%%

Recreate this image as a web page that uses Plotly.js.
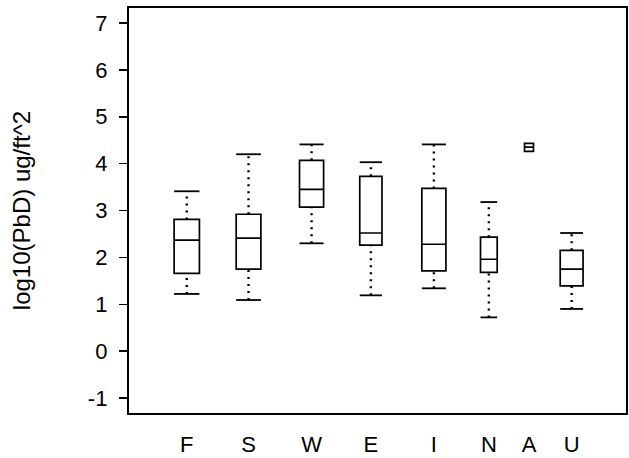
<!DOCTYPE html>
<html>
<head>
<meta charset="utf-8">
<script src="https://cdn.plot.ly/plotly-3.0.1.min.js"></script>
<style>html,body{margin:0;padding:0;background:#fff;}#chart{width:629px;height:458px;}</style>
</head>
<body>
<div id="chart"></div>
<script>
// ---- data ----
const categories   = ['F', 'S', 'W', 'E', 'I', 'N', 'A', 'U'];
const lowerWhisker = [1.22, 1.09, 2.30, 1.19, 1.34, 0.72, 4.26, 0.90];
const q1Values     = [1.66, 1.75, 3.07, 2.26, 1.71, 1.68, 4.26, 1.39];
const medianValues = [2.37, 2.41, 3.45, 2.52, 2.28, 1.96, 4.35, 1.75];
const q3Values     = [2.81, 2.92, 4.07, 3.73, 3.47, 2.43, 4.43, 2.15];
const upperWhisker = [3.41, 4.20, 4.41, 4.03, 4.41, 3.18, 4.43, 2.52];
const yTickValues  = [-1, 0, 1, 2, 3, 4, 5, 6, 7];
const yTickLabels  = ['-1', '0', '1', '2', '3', '4', '5', '6', '7'];

// ---- layout of the groups (positions / widths on the x axis) ----
const xPos   = [1, 2, 3.02, 3.98, 5.0, 5.89, 6.54, 7.23];
const boxW   = [0.41, 0.40, 0.39, 0.36, 0.39, 0.27, 0.145, 0.37];

const traces = [];
categories.forEach((c, i) => {
  traces.push({
    type: 'box',
    name: c,
    x: [xPos[i]],
    q1: [q1Values[i]],
    median: [medianValues[i]],
    q3: [q3Values[i]],
    lowerfence: [q1Values[i]],
    upperfence: [q3Values[i]],
    width: boxW[i],
    boxpoints: false,
    fillcolor: 'rgba(0,0,0,0)',
    line: {color: '#000', width: 1.7},
    hoverinfo: 'skip'
  });
});

// dotted whiskers and solid caps
const wx = [], wy = [];
const cx = [], cy = [];
categories.forEach((c, i) => {
  if (upperWhisker[i] > q3Values[i]) {
    wx.push(xPos[i], xPos[i], null); wy.push(q3Values[i], upperWhisker[i], null);
    cx.push(xPos[i] - boxW[i] / 2, xPos[i] + boxW[i] / 2, null); cy.push(upperWhisker[i], upperWhisker[i], null);
  }
  if (lowerWhisker[i] < q1Values[i]) {
    wx.push(xPos[i], xPos[i], null); wy.push(lowerWhisker[i], q1Values[i], null);
    cx.push(xPos[i] - boxW[i] / 2, xPos[i] + boxW[i] / 2, null); cy.push(lowerWhisker[i], lowerWhisker[i], null);
  }
});
traces.push({
  type: 'scatter', mode: 'lines', x: wx, y: wy,
  line: {color: '#000', width: 2.4, dash: '2px,5px'}, hoverinfo: 'skip'
});
traces.push({
  type: 'scatter', mode: 'lines', x: cx, y: cy,
  line: {color: '#000', width: 1.8}, hoverinfo: 'skip'
});

const layout = {
  width: 629, height: 458,
  margin: {l: 129, r: 1, t: 8, b: 45},
  paper_bgcolor: '#fff', plot_bgcolor: '#fff',
  showlegend: false,
  font: {family: '"Liberation Sans", Arial, sans-serif', color: '#000'},
  xaxis: {
    range: [0.065, 8.11],
    tickmode: 'array', tickvals: xPos, ticktext: categories,
    ticks: '', showgrid: false, zeroline: false,
    showline: true, linecolor: '#000', linewidth: 1.6, mirror: true,
    tickfont: {size: 22, color: '#000'},
    ticklabelstandoff: 11
  },
  yaxis: {
    range: [-1.32, 7.32],
    tickmode: 'array', tickvals: yTickValues, ticktext: yTickLabels,
    ticks: 'outside', ticklen: 8, tickwidth: 1.5, tickcolor: '#000',
    showgrid: false, zeroline: false,
    showline: true, linecolor: '#000', linewidth: 2.2, mirror: true,
    tickfont: {size: 22, color: '#000'},
    ticklabelstandoff: 7,
    automargin: true,
    title: {text: 'log10(PbD) ug/ft^2', font: {size: 24, color: '#000'}, standoff: 51}
  }
};

Plotly.newPlot('chart', traces, layout, {displayModeBar: false, staticPlot: true});
</script>
</body>
</html>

%%

[Given exercise]
Pictures are excluded; output everything else in the data verbatim.

[Solution]
Recreate this image as a web page that uses Plotly.js.
<!DOCTYPE html>
<html>
<head>
<meta charset="utf-8">
<script src="https://cdn.plot.ly/plotly-3.0.1.min.js"></script>
<style>html,body{margin:0;padding:0;background:#fff;}#chart{width:629px;height:458px;}</style>
</head>
<body>
<div id="chart"></div>
<script>
// ---- data ----
const categories   = ['F', 'S', 'W', 'E', 'I', 'N', 'A', 'U'];
const lowerWhisker = [1.22, 1.09, 2.30, 1.19, 1.34, 0.72, 4.26, 0.90];
const q1Values     = [1.66, 1.75, 3.07, 2.26, 1.71, 1.68, 4.26, 1.39];
const medianValues = [2.37, 2.41, 3.45, 2.52, 2.28, 1.96, 4.35, 1.75];
const q3Values     = [2.81, 2.92, 4.07, 3.73, 3.47, 2.43, 4.43, 2.15];
const upperWhisker = [3.41, 4.20, 4.41, 4.03, 4.41, 3.18, 4.43, 2.52];
const yTickValues  = [-1, 0, 1, 2, 3, 4, 5, 6, 7];
const yTickLabels  = ['-1', '0', '1', '2', '3', '4', '5', '6', '7'];

// ---- layout of the groups (positions / widths on the x axis) ----
const xPos   = [1, 2, 3.02, 3.98, 5.0, 5.89, 6.54, 7.23];
const boxW   = [0.41, 0.40, 0.39, 0.36, 0.39, 0.27, 0.145, 0.37];

const traces = [];
categories.forEach((c, i) => {
  traces.push({
    type: 'box',
    name: c,
    x: [xPos[i]],
    q1: [q1Values[i]],
    median: [medianValues[i]],
    q3: [q3Values[i]],
    lowerfence: [q1Values[i]],
    upperfence: [q3Values[i]],
    width: boxW[i],
    boxpoints: false,
    fillcolor: 'rgba(0,0,0,0)',
    line: {color: '#000', width: 1.7},
    hoverinfo: 'skip'
  });
});

// dotted whiskers and solid caps
const wx = [], wy = [];
const cx = [], cy = [];
categories.forEach((c, i) => {
  if (upperWhisker[i] > q3Values[i]) {
    wx.push(xPos[i], xPos[i], null); wy.push(q3Values[i], upperWhisker[i], null);
    cx.push(xPos[i] - boxW[i] / 2, xPos[i] + boxW[i] / 2, null); cy.push(upperWhisker[i], upperWhisker[i], null);
  }
  if (lowerWhisker[i] < q1Values[i]) {
    wx.push(xPos[i], xPos[i], null); wy.push(lowerWhisker[i], q1Values[i], null);
    cx.push(xPos[i] - boxW[i] / 2, xPos[i] + boxW[i] / 2, null); cy.push(lowerWhisker[i], lowerWhisker[i], null);
  }
});
traces.push({
  type: 'scatter', mode: 'lines', x: wx, y: wy,
  line: {color: '#000', width: 2.4, dash: '2px,5px'}, hoverinfo: 'skip'
});
traces.push({
  type: 'scatter', mode: 'lines', x: cx, y: cy,
  line: {color: '#000', width: 1.8}, hoverinfo: 'skip'
});

const layout = {
  width: 629, height: 458,
  margin: {l: 129, r: 1, t: 8, b: 45},
  paper_bgcolor: '#fff', plot_bgcolor: '#fff',
  showlegend: false,
  font: {family: '"Liberation Sans", Arial, sans-serif', color: '#000'},
  xaxis: {
    range: [0.065, 8.11],
    tickmode: 'array', tickvals: xPos, ticktext: categories,
    ticks: '', showgrid: false, zeroline: false,
    showline: true, linecolor: '#000', linewidth: 1.6, mirror: true,
    tickfont: {size: 22, color: '#000'},
    ticklabelstandoff: 11
  },
  yaxis: {
    range: [-1.32, 7.32],
    tickmode: 'array', tickvals: yTickValues, ticktext: yTickLabels,
    ticks: 'outside', ticklen: 8, tickwidth: 1.5, tickcolor: '#000',
    showgrid: false, zeroline: false,
    showline: true, linecolor: '#000', linewidth: 2.2, mirror: true,
    tickfont: {size: 22, color: '#000'},
    ticklabelstandoff: 7,
    automargin: true,
    title: {text: 'log10(PbD) ug/ft^2', font: {size: 24, color: '#000'}, standoff: 51}
  }
};

Plotly.newPlot('chart', traces, layout, {displayModeBar: false, staticPlot: true});
</script>
</body>
</html>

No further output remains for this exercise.